**Collected data:**

◇ ◇ ◇ ◇ ◇

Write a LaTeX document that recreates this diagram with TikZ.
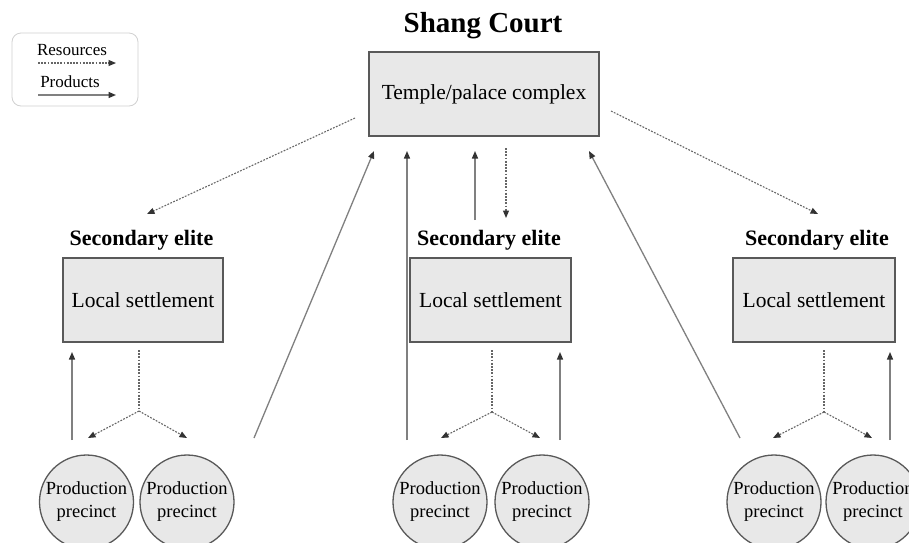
\documentclass[tikz,border=0pt]{standalone}
\usepackage{fontspec}
\setmainfont{Liberation Serif}
\usetikzlibrary{arrows.meta}
\begin{document}
\begin{tikzpicture}[x=1pt,y=-1pt,
  tipa/.style={-{Triangle[length=7.5pt,width=6pt,color=black!80]}},
  res/.style={draw=black!60, line width=1.1pt, dash pattern=on 1.8pt off 1.4pt, tipa},
  prod/.style={draw=black!50, line width=1.3pt, tipa},
  boxnode/.style={draw=black!65, line width=1.3pt, fill=black!9, inner sep=0pt,
    minimum height=84pt, font=\fontsize{21.5}{24}\selectfont},
  circnode/.style={circle, draw=black!65, line width=1.3pt, fill=black!9, inner sep=0pt,
    minimum size=94pt, align=center, font=\fontsize{18.5}{23}\selectfont},
  elite/.style={font=\fontsize{22}{24}\selectfont\bfseries, inner sep=0pt},
  legtext/.style={font=\fontsize{17}{19}\selectfont, inner sep=0pt}
]
\clip (0,0) rectangle (909,542);
\fill[white] (0,0) rectangle (909,542);

% legend
\node[draw=black!18, line width=0.8pt, rounded corners=9pt, minimum width=126pt, minimum height=73pt, inner sep=0pt] (legend) at (75,69.5) {};
\node[legtext] (lres) at (72,50) {Resources};
\node[legtext] (lprod) at (70,82) {Products};
\coordinate (lra) at (38,63); \coordinate (lrb) at (116,63);
\coordinate (lpa) at (38,95); \coordinate (lpb) at (116,95);
\draw[res] (lra) -- (lrb);
\draw[prod] (lpa) -- (lpb);

% title and top box
\node[font=\fontsize{29}{32}\selectfont\bfseries, inner sep=0pt] (title) at (483,26) {Shang Court};
\node[boxnode, minimum width=230pt] (temple) at (484,94) {Temple/palace complex};

% secondary elites
\node[elite] (e1) at (141.5,240) {Secondary elite};
\node[elite] (e2) at (489,240) {Secondary elite};
\node[elite] (e3) at (817,240) {Secondary elite};
\node[boxnode, minimum width=160pt] (b1) at (143,300) {Local settlement};
\node[boxnode, minimum width=161pt] (b2) at (490.5,300) {Local settlement};
\node[boxnode, minimum width=162pt] (b3) at (814,300) {Local settlement};

% production precincts
\node[circnode] (c1) at (86.5,502) {Production\\precinct};
\node[circnode] (c2) at (187,502) {Production\\precinct};
\node[circnode] (c3) at (440,502) {Production\\precinct};
\node[circnode] (c4) at (542,502) {Production\\precinct};
\node[circnode] (c5) at (774,502) {Production\\precinct};
\node[circnode] (c6) at (873,502) {Production\\precinct};

% temple to secondary elites (resources)
\coordinate (tl) at (355,118); \coordinate (al) at (147,214);
\coordinate (tr) at (611,111); \coordinate (ar) at (818,214);
\draw[res] (tl) -- (al);
\draw[res] (tr) -- (ar);
\coordinate (td) at (506,148); \coordinate (tdb) at (506,218);
\draw[res] (td) -- (tdb);
\coordinate (tu) at (475,220); \coordinate (tut) at (475,151);
\draw[prod] (tu) -- (tut);

% long products lines
\coordinate (l1a) at (254,438); \coordinate (l1b) at (374,151);
\draw[prod] (l1a) -- (l1b);
\coordinate (l2a) at (407,440); \coordinate (l2b) at (407,151);
\draw[prod] (l2a) -- (l2b);
\coordinate (l3a) at (740,438); \coordinate (l3b) at (589,151);
\draw[prod] (l3a) -- (l3b);

% group 1
\coordinate (g1s) at (139,350); \coordinate (j1) at (139,411);
\coordinate (g1l) at (88,438); \coordinate (g1r) at (187,438);
\draw[res,-] (g1s) -- (j1);
\draw[res] (j1) -- (g1l);
\draw[res] (j1) -- (g1r);
\coordinate (u1a) at (72,440); \coordinate (u1b) at (72,352);
\draw[prod] (u1a) -- (u1b);

% group 2
\coordinate (g2s) at (492,350); \coordinate (j2) at (492,412);
\coordinate (g2l) at (441,438); \coordinate (g2r) at (540,438);
\draw[res,-] (g2s) -- (j2);
\draw[res] (j2) -- (g2l);
\draw[res] (j2) -- (g2r);
\coordinate (u2a) at (560,440); \coordinate (u2b) at (560,352);
\draw[prod] (u2a) -- (u2b);

% group 3
\coordinate (g3s) at (824,350); \coordinate (j3) at (824,412);
\coordinate (g3l) at (773,438); \coordinate (g3r) at (872,438);
\draw[res,-] (g3s) -- (j3);
\draw[res] (j3) -- (g3l);
\draw[res] (j3) -- (g3r);
\coordinate (u3a) at (890,440); \coordinate (u3b) at (890,352);
\draw[prod] (u3a) -- (u3b);
\end{tikzpicture}
\end{document}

◇ ◇ ◇ ◇ ◇

**Task details:** Print the whole listing above once more, word for word, without its pictures.

**Worked answer:**
Write a LaTeX document that recreates this diagram with TikZ.
\documentclass[tikz,border=0pt]{standalone}
\usepackage{fontspec}
\setmainfont{Liberation Serif}
\usetikzlibrary{arrows.meta}
\begin{document}
\begin{tikzpicture}[x=1pt,y=-1pt,
  tipa/.style={-{Triangle[length=7.5pt,width=6pt,color=black!80]}},
  res/.style={draw=black!60, line width=1.1pt, dash pattern=on 1.8pt off 1.4pt, tipa},
  prod/.style={draw=black!50, line width=1.3pt, tipa},
  boxnode/.style={draw=black!65, line width=1.3pt, fill=black!9, inner sep=0pt,
    minimum height=84pt, font=\fontsize{21.5}{24}\selectfont},
  circnode/.style={circle, draw=black!65, line width=1.3pt, fill=black!9, inner sep=0pt,
    minimum size=94pt, align=center, font=\fontsize{18.5}{23}\selectfont},
  elite/.style={font=\fontsize{22}{24}\selectfont\bfseries, inner sep=0pt},
  legtext/.style={font=\fontsize{17}{19}\selectfont, inner sep=0pt}
]
\clip (0,0) rectangle (909,542);
\fill[white] (0,0) rectangle (909,542);

% legend
\node[draw=black!18, line width=0.8pt, rounded corners=9pt, minimum width=126pt, minimum height=73pt, inner sep=0pt] (legend) at (75,69.5) {};
\node[legtext] (lres) at (72,50) {Resources};
\node[legtext] (lprod) at (70,82) {Products};
\coordinate (lra) at (38,63); \coordinate (lrb) at (116,63);
\coordinate (lpa) at (38,95); \coordinate (lpb) at (116,95);
\draw[res] (lra) -- (lrb);
\draw[prod] (lpa) -- (lpb);

% title and top box
\node[font=\fontsize{29}{32}\selectfont\bfseries, inner sep=0pt] (title) at (483,26) {Shang Court};
\node[boxnode, minimum width=230pt] (temple) at (484,94) {Temple/palace complex};

% secondary elites
\node[elite] (e1) at (141.5,240) {Secondary elite};
\node[elite] (e2) at (489,240) {Secondary elite};
\node[elite] (e3) at (817,240) {Secondary elite};
\node[boxnode, minimum width=160pt] (b1) at (143,300) {Local settlement};
\node[boxnode, minimum width=161pt] (b2) at (490.5,300) {Local settlement};
\node[boxnode, minimum width=162pt] (b3) at (814,300) {Local settlement};

% production precincts
\node[circnode] (c1) at (86.5,502) {Production\\precinct};
\node[circnode] (c2) at (187,502) {Production\\precinct};
\node[circnode] (c3) at (440,502) {Production\\precinct};
\node[circnode] (c4) at (542,502) {Production\\precinct};
\node[circnode] (c5) at (774,502) {Production\\precinct};
\node[circnode] (c6) at (873,502) {Production\\precinct};

% temple to secondary elites (resources)
\coordinate (tl) at (355,118); \coordinate (al) at (147,214);
\coordinate (tr) at (611,111); \coordinate (ar) at (818,214);
\draw[res] (tl) -- (al);
\draw[res] (tr) -- (ar);
\coordinate (td) at (506,148); \coordinate (tdb) at (506,218);
\draw[res] (td) -- (tdb);
\coordinate (tu) at (475,220); \coordinate (tut) at (475,151);
\draw[prod] (tu) -- (tut);

% long products lines
\coordinate (l1a) at (254,438); \coordinate (l1b) at (374,151);
\draw[prod] (l1a) -- (l1b);
\coordinate (l2a) at (407,440); \coordinate (l2b) at (407,151);
\draw[prod] (l2a) -- (l2b);
\coordinate (l3a) at (740,438); \coordinate (l3b) at (589,151);
\draw[prod] (l3a) -- (l3b);

% group 1
\coordinate (g1s) at (139,350); \coordinate (j1) at (139,411);
\coordinate (g1l) at (88,438); \coordinate (g1r) at (187,438);
\draw[res,-] (g1s) -- (j1);
\draw[res] (j1) -- (g1l);
\draw[res] (j1) -- (g1r);
\coordinate (u1a) at (72,440); \coordinate (u1b) at (72,352);
\draw[prod] (u1a) -- (u1b);

% group 2
\coordinate (g2s) at (492,350); \coordinate (j2) at (492,412);
\coordinate (g2l) at (441,438); \coordinate (g2r) at (540,438);
\draw[res,-] (g2s) -- (j2);
\draw[res] (j2) -- (g2l);
\draw[res] (j2) -- (g2r);
\coordinate (u2a) at (560,440); \coordinate (u2b) at (560,352);
\draw[prod] (u2a) -- (u2b);

% group 3
\coordinate (g3s) at (824,350); \coordinate (j3) at (824,412);
\coordinate (g3l) at (773,438); \coordinate (g3r) at (872,438);
\draw[res,-] (g3s) -- (j3);
\draw[res] (j3) -- (g3l);
\draw[res] (j3) -- (g3r);
\coordinate (u3a) at (890,440); \coordinate (u3b) at (890,352);
\draw[prod] (u3a) -- (u3b);
\end{tikzpicture}
\end{document}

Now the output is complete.